Mary Kingsbury was the first professional school librarian in American history. When she graduated from the Pratt Institute Library School in 1899, she was described as ‘the most brilliant member of the most brilliant class ever to be graduated from Pratt.’
Mary seems to have been meant for bookishness.
She was born on 3 July 1865 in Glastonbury, Connecticut, and went the public school there. She’d planned to attend Smith College in Massachusetts, but her father didn’t think she needed a college education (!), so she became a teacher.
At the Glastonbury Free Academy (GFA), where she’d previously been a student, she taught Latin, arithmetic, geography, and zoology. Her first foray into library awesomeness came in 1891 when she and her sister helped launched a public library in GFA. Shortly thereafter, Mary decided to round out her language skills and traveled to Germany for a year to study the language. (That’s a bit like Charlotte and Emily Brontë studying in Belgium to improve their French to become better teachers.)

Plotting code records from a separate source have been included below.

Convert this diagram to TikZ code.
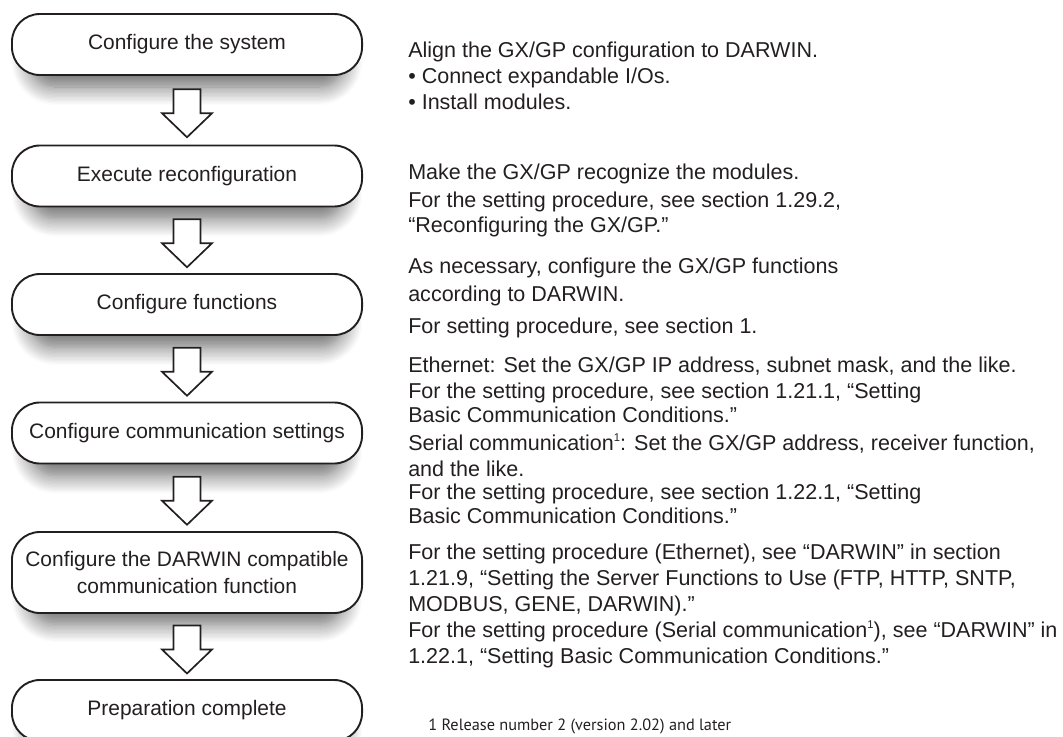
\documentclass[tikz,border=0pt]{standalone}
\usepackage{fontspec}
\setmainfont{Liberation Sans}
\newfontfamily\footfont{PT Sans}
\usetikzlibrary{calc,shadows.blur}
\definecolor{ink}{RGB}{35,31,32}
\newcommand{\relmark}{\raisebox{0.75ex}{\fontsize{8pt}{8pt}\selectfont 1}}

\begin{document}
\begin{tikzpicture}[x=0.025cm, y=-0.025cm,
  stage/.style={draw=ink, line width=1.35pt, rounded corners=0.7cm, fill=white, minimum width=8.75cm, minimum height=1.525cm, align=center, text=ink, font=\fontsize{14.9pt}{19pt}\selectfont,
    blur shadow={shadow xshift=0pt, shadow yshift=-0.42cm, shadow blur radius=0.5cm, shadow blur steps=14, shadow opacity=60, shadow scale=0.9}},
  note/.style={anchor=base west, align=left, inner sep=0pt, text=ink, font=\fontsize{15.3pt}{18.4pt}\selectfont},
  foot/.style={anchor=base west, inner sep=0pt, text=ink, font=\footfont\fontsize{11.6pt}{14pt}\selectfont},
  flowarrow/.pic={\draw[draw=ink, line width=1.2pt, fill=white, line join=miter] (-13.5,-24) -- (13.5,-24) -- (13.5,0) -- (25,0) -- (0,24) -- (-25,0) -- (-13.5,0) -- cycle;},
]
\useasboundingbox (0,0) rectangle (1063,736);

% Steps (left column)
\node[stage] (system) at (187,44.5) {Configure the system};
\node[stage] (reconf) at (187,176) {Execute reconfiguration};
\node[stage] (func)   at (187,304.5) {Configure functions};
\node[stage] (comm)   at (187,433) {Configure communication settings};
\node[stage, minimum height=2.025cm] (darwin) at (187,572.5) {Configure the DARWIN compatible\\communication function};
\node[stage] (done)   at (187,710.5) {Preparation complete};

% Arrows between steps
\pic at ($(system.south)!0.5!(reconf.north)+(0,3)$) {flowarrow};
\pic at ($(reconf.south)!0.5!(func.north)+(0,3)$) {flowarrow};
\pic at ($(func.south)!0.5!(comm.north)+(0,3)$) {flowarrow};
\pic at ($(comm.south)!0.5!(darwin.north)+(0,3)$) {flowarrow};
\pic at ($(darwin.south)!0.5!(done.north)+(0,3)$) {flowarrow};

% Notes (right column), placed by the baseline of their last line
\node[note] (n1) at (408,109) {Align the GX/GP configuration to DARWIN.\\
  • Connect expandable I/Os.\\
  • Install modules.};
\node[note] (n2) at (408,232) {Make the GX/GP recognize the modules.\\[1.5pt]
  For the setting procedure, see section 1.29.2,\\[-1pt]
  “Reconfiguring the GX/GP.”};
\node[note] (n3) at (408,333) {As necessary, configure the GX/GP functions\\[1.4pt]
  according to DARWIN.\\[4.2pt]
  For setting procedure, see section 1.};
\node[note] (n4) at (408,523) {Ethernet: Set the GX/GP IP address, subnet mask, and the like.\\
  For the setting procedure, see section 1.21.1, “Setting\\[-1.4pt]
  Basic Communication Conditions.”\\[1.4pt]
  Serial communication\relmark: Set the GX/GP address, receiver function,\\
  and the like.\\[-1.4pt]
  For the setting procedure, see section 1.22.1, “Setting\\[-2pt]
  Basic Communication Conditions.”};
\node[note] (n5) at (408,663) {For the setting procedure (Ethernet), see “DARWIN” in section\\
  1.21.9, “Setting the Server Functions to Use (FTP, HTTP, SNTP,\\
  MODBUS, GENE, DARWIN).”\\
  For the setting procedure (Serial communication\relmark), see “DARWIN” in\\
  1.22.1, “Setting Basic Communication Conditions.”};

% Footnote
\node[foot] (fn) at (428,730) {1 Release number 2 (version 2.02) and later};

\end{tikzpicture}
\end{document}
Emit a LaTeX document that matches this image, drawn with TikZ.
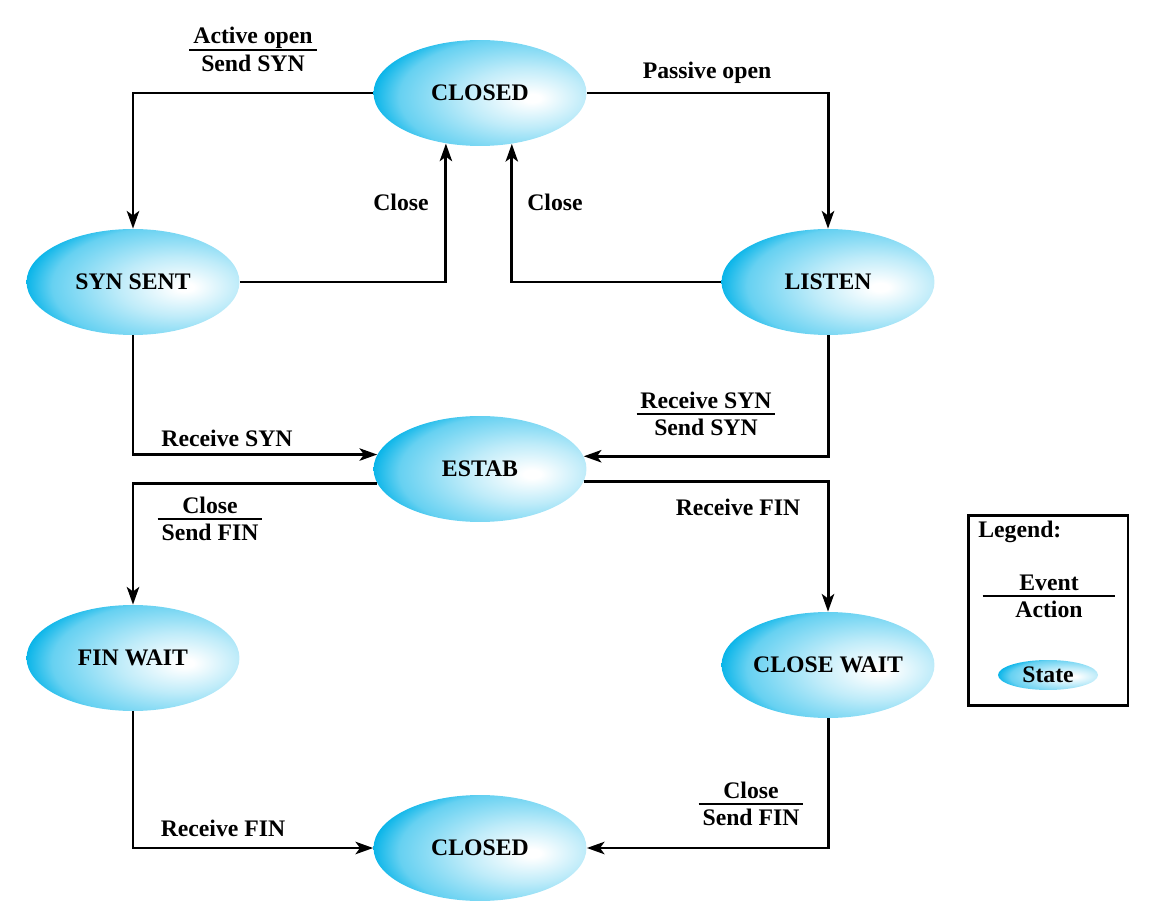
\documentclass[tikz,border=0pt]{standalone}
\usepackage{fontspec}
\setmainfont{Liberation Serif}
\usetikzlibrary{shapes.geometric,arrows.meta}
\definecolor{statecyan}{RGB}{0,178,232}
\pgfdeclareradialshading{stateshade}{\pgfpoint{12.5bp}{-2.5bp}}{color(0bp)=(white); color(2bp)=(white); color(14bp)=(statecyan!25!white); color(28bp)=(statecyan!60!white); color(34bp)=(statecyan); color(100bp)=(statecyan)}
\newcommand{\evact}[2]{\begin{tabular}{@{\,}c@{\,}}#1\\[-2pt]\hline\rule{0pt}{11.6pt}#2\end{tabular}}
\begin{document}
\begin{tikzpicture}[x=0.02cm, y=-0.02cm,
        font=\fontsize{13.5}{16}\selectfont\bfseries,
        state/.style={ellipse, shade, shading=stateshade, minimum width=4.26cm, minimum height=2.12cm, inner sep=0pt},
        trans/.style={line width=1.7pt, -{Stealth[length=10pt, width=7pt, inset=2.5pt]}}]
        \setlength{\arrayrulewidth}{1.1pt}
        \useasboundingbox (0,0) rectangle (1156,908);
        \node[state] (closed)    at (480, 93) {CLOSED};
        \node[state] (synsent)   at (133,282) {SYN SENT};
        \node[state] (listen)    at (828,282) {LISTEN};
        \node[state] (estab)     at (480,469) {ESTAB};
        \node[state] (finwait)   at (133,658) {FIN WAIT};
        \node[state] (closewait) at (828,665) {CLOSE WAIT};
        \node[state] (closedend) at (480,848) {CLOSED};
        \draw[trans] (closed.west)     -| (synsent.north);
        \draw[trans] (closed.east)     -| (listen.north);
        \draw[trans] (synsent.east)    -| (closed.-124.1);
        \draw[trans] (listen.west)     -| (closed.-58.6);
        \draw[trans] (synsent.south)   |- (estab.172.8);
        \draw[trans] (listen.south)    |- (estab.7.2);
        \draw[trans] (estab.-172.8)    -| (finwait.north);
        \draw[trans] (estab.-7.2)      -| (closewait.north);
        \draw[trans] (finwait.south)   |- (closedend.west);
        \draw[trans] (closewait.south) |- (closedend.east);
        \node (activeopen)  at (253, 52) {\evact{Active open}{Send SYN}};
        \node (passiveopen) at (707, 73) {Passive open};
        \node (closea)      at (401,202) {Close};
        \node (closeb)      at (555,202) {Close};
        \node (rcvsyna)     at (227,438) {Receive SYN};
        \node (rcvsynb)     at (706,416) {\evact{Receive SYN}{Send SYN}};
        \node (closefina)   at (210,521) {\evact{Close}{Send FIN}};
        \node (rcvfina)     at (738,507) {Receive FIN};
        \node (rcvfinb)     at (223,828) {Receive FIN};
        \node (closefinb)   at (751,806) {\evact{Close}{Send FIN}};
        % legend
        \node[draw, line width=1.7pt, minimum width=3.2cm, minimum height=3.82cm, inner sep=0pt] (legend) at (1048,610.5) {};
        \node[anchor=west, inner sep=0pt] (legendtitle) at (978,532) {Legend:};
        \node (legendevt) at (1049,598) {\evact{\makebox[2.5cm]{Event}}{Action}};
        \node[state, minimum width=2cm, minimum height=0.6cm] (legendstate) at (1048,675) {State};
\end{tikzpicture}
\end{document}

When Mary returned to the U.S., ready to sprechen ze deutsche, she taught both English and German in a private girls’ school in Tarrytown, New York. Later, she enrolled in the Pratt Institute Library School. After she graduated in 1899, she cataloged the Greek and Latin texts at the University of Pennsylvania library. Soon, she was recommended for the newly created position of librarian at the illustrious Erasmus Hall Academy in Brooklyn.
Because she was a total smarty-pants badass, Mary passed the first examination ever given by the New York Board of Education for the position of librarian. In June of 1900, she started her official librarian duties in exchange for an annual salary of $600.
Her library was described thusly:
… a box-like room with shelves reaching to the ceiling. Its sole furnishing was a long table, around which Miss Mary sat with a group of students. Her first request was for two stepladders, which provided access to the shelves and additional seats for pupils. Among the 650 volumes of the academic library were some books so rare and valuable they were kept locked in a room to which only the principal had the key. — Wilson Library Bulletin 26:51, September 1951
One of the rare books in the library collection was a first edition of Samuel Johnson’s A Dictionary of the English Language. Published in 1755, it’s one of the most influential dictionaries in the history of the English language.
Mary continued at the library until 1931 when her failing vision forced her to retire. She returned to her hometown and lived with her sister, the town librarian at the library they’d founded together 40 years before. Mary died on 16 August 1958 at the age of 93. We can only assume she was reading a good book at the time.